2. construct new requests for crawling older dates with delays, because I do not want to queue too many requests for crawling movie details
3. Batch requests into groups of 10 due to SQS limitation and use SQS API to send requests.

etl_crawl_ranking.py

import boto3
import botocore
import os
import json
import uuid
from datetime import date, timedelta
from src.crawler import crawl_daily_ranking
from src.encoders.json_encoder import encode_ranking, encode_movie, decode_movie


# some global variables
BUCKET_NAME = os.environ["bucket_name"]
RANKING_FOLDER = os.environ["ranking_folder_prefix"]
MOVIES_FOLDER = os.environ["movies_folder_prefix"]
SQS_RANKING_QUEUE_URL = os.environ["sqs_ranking_queue_url"]
SQS_MOVIES_QUEUE_URL = os.environ["sqs_movies_queue_url"]
FILE_EXTENSION = os.environ["file_extension"]
UUID_NS_BASE = uuid.UUID(os.environ["uuid_ns_base"])

# sqs batch request allow maximum of 10 requests at the same time.
SQS_BATCH_LIMIT = 10

# Debugging
DEBUG = False

s3_client = boto3.client("s3")
sqs_clent = boto3.client("sqs")

# this value stores the oldest/smallest date has been seen/parsed.
# so the next date sent to SQS will be (next_date_to_crawl - timedelta(days=1))
next_date_to_crawl = None


def lambda_handler(event, context):
    global next_date_to_crawl, s3_client, sqs_clent
    if next_date_to_crawl == None:
        # a larger number here will always converge to the current date after comparison
        next_date_to_crawl = date.fromisoformat("2024-01-01")

    print(f"next_date_to_crawl = {next_date_to_crawl.isoformat()}")

    # Messages other than sent by EventBridge cron job are recurrent messages,
    # This will decide how many new messages will send to SQS.
    recurrent_messages = 0

    # merge all movie records by combining there revenues reocrd
    movies_seen = dict()
    message_deletion_request_entries = []

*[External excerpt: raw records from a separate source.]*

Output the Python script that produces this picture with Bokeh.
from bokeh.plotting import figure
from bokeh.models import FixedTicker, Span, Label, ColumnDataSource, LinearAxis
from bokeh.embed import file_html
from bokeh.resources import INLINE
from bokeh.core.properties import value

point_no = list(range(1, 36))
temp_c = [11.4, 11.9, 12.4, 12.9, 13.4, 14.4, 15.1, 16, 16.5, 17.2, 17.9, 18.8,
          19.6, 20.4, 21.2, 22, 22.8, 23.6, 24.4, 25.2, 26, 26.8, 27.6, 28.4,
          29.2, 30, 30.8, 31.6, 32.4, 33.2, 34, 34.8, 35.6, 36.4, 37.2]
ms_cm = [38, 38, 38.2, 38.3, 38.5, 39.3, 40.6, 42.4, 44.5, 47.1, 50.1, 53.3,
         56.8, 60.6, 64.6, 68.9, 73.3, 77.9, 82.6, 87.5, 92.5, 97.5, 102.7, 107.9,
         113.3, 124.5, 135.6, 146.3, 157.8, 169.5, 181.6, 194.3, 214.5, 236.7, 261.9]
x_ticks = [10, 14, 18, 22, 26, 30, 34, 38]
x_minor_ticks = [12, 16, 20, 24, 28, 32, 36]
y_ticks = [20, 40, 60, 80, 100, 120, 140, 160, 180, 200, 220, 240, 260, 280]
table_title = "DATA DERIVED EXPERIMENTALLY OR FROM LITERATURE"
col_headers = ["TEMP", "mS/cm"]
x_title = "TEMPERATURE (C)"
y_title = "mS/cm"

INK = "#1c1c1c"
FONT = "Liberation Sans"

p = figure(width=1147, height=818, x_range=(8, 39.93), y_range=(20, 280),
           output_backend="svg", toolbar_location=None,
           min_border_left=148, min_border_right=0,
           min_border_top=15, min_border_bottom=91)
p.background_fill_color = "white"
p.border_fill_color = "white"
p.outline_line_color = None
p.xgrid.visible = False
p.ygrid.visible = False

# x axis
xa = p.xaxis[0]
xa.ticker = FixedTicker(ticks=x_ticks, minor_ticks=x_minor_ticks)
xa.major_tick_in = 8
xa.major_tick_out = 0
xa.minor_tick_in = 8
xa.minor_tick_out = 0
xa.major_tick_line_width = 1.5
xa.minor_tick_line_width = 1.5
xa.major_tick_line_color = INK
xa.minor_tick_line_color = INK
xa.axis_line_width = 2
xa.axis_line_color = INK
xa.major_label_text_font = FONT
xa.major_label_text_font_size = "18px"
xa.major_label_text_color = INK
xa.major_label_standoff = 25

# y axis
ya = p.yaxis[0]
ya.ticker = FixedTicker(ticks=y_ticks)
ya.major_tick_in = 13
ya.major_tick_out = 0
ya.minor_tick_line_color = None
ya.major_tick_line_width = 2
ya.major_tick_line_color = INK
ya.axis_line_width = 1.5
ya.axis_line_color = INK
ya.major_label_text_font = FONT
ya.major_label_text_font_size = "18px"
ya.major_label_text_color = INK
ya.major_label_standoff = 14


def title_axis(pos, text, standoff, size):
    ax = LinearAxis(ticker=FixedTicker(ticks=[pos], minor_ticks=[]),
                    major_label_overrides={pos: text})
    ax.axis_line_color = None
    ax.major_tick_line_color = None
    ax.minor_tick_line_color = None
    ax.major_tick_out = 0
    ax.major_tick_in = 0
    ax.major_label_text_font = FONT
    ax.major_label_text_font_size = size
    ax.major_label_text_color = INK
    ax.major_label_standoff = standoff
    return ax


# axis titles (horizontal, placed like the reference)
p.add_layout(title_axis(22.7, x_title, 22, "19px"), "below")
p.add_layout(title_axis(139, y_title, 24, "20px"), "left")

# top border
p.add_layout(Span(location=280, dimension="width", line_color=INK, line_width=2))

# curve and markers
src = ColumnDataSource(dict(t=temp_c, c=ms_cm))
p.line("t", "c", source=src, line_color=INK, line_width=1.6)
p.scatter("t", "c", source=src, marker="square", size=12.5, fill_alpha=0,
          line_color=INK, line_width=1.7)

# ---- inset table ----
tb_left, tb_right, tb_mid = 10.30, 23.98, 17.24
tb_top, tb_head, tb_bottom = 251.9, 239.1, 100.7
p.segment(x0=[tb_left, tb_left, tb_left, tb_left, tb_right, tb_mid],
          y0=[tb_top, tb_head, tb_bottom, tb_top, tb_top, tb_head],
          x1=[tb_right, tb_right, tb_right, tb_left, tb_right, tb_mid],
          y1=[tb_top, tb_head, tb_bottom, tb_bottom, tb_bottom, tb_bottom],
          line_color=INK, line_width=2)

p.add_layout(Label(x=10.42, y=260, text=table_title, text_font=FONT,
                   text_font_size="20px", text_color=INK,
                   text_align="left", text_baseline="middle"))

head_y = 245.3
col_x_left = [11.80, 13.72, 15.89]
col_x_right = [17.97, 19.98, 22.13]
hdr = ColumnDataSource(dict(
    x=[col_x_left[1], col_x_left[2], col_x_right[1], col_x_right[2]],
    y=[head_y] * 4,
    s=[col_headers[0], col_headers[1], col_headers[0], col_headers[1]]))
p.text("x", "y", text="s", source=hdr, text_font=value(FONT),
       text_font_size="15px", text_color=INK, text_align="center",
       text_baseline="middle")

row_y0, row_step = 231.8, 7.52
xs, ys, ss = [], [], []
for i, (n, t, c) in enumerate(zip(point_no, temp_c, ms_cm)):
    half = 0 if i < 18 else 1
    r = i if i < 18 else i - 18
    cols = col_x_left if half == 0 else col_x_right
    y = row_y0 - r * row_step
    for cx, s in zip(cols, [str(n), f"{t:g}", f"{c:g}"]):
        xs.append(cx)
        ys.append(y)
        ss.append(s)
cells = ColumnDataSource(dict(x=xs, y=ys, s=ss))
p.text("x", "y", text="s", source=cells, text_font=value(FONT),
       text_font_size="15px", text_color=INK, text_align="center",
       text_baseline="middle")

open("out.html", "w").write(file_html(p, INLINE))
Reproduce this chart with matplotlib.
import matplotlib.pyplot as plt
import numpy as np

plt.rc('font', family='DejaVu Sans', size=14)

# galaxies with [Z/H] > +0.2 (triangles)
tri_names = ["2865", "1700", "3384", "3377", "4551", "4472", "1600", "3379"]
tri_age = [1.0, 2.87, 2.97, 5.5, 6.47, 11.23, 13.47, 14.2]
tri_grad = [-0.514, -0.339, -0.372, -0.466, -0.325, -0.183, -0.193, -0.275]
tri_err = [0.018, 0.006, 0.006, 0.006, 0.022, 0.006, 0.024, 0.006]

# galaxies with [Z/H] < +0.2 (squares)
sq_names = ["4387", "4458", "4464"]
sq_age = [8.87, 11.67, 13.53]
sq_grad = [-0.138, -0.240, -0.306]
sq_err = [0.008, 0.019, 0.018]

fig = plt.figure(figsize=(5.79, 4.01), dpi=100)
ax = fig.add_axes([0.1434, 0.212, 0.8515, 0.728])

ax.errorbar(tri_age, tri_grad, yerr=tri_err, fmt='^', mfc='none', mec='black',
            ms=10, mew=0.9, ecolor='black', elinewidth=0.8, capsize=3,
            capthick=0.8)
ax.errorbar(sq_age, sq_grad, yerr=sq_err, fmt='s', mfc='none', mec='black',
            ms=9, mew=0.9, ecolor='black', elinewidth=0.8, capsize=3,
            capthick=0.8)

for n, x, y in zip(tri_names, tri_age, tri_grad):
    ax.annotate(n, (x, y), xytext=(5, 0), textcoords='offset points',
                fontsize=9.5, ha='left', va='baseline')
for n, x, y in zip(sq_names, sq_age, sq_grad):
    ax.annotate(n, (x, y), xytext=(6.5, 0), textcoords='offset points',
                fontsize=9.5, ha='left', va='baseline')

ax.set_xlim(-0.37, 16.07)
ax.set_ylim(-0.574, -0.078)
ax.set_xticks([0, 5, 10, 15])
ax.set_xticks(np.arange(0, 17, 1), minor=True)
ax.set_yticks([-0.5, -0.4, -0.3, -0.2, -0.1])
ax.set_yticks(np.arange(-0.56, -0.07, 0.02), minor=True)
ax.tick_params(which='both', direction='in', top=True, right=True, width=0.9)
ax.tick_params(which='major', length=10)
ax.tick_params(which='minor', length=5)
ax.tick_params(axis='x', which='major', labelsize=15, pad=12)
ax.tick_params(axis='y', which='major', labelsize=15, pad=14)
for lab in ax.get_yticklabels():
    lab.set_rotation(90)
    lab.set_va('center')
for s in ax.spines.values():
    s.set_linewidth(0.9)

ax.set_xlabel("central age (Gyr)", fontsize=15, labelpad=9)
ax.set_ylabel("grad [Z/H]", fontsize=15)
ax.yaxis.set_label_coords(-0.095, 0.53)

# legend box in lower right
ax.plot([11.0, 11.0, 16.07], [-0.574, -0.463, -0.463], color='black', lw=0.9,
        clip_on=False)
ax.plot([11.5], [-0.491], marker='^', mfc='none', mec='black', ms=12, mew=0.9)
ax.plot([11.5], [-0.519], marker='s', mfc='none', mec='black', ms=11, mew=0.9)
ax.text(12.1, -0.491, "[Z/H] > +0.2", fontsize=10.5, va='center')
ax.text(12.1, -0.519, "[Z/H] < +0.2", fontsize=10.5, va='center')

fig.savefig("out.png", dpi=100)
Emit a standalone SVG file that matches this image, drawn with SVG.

    message_list = event["Records"]

    # iterate through all crawl ranking requests
    for record in message_list:
        request_body = json.loads(record["body"])

        if "daily_ranking" not in request_body:
            # only message sent by EventBridge contains this field
            recurrent_messages += 1

        # parse paramter "date" to a date object
        d = date.fromisoformat(request_body["date"])

        # compare d with next_date_to_crawl
        if d < next_date_to_crawl:
            next_date_to_crawl = d

        print(f"start crawling move ranking on {d.isoformat()}")

        # use date as agrument to crawl the ranking
        movies = crawl_daily_ranking(d)

        my_print(f"Save rankings in S3 as {d.isoformat()}.{FILE_EXTENSION}")
        # convert List[Movie] to writable bytes in {FILE_EXTENSION} format
        writable = encode_ranking(movies)

        # Save to S3
        s3_client.put_object(
            Bucket=BUCKET_NAME,
            Key=f"{RANKING_FOLDER}/{d.isoformat()}.{FILE_EXTENSION}",
            Body=writable,
            ContentLanguage="en-US",
            ContentLength=len(writable),
        )
        print(f"Complete upload {d.isoformat()}.{FILE_EXTENSION}")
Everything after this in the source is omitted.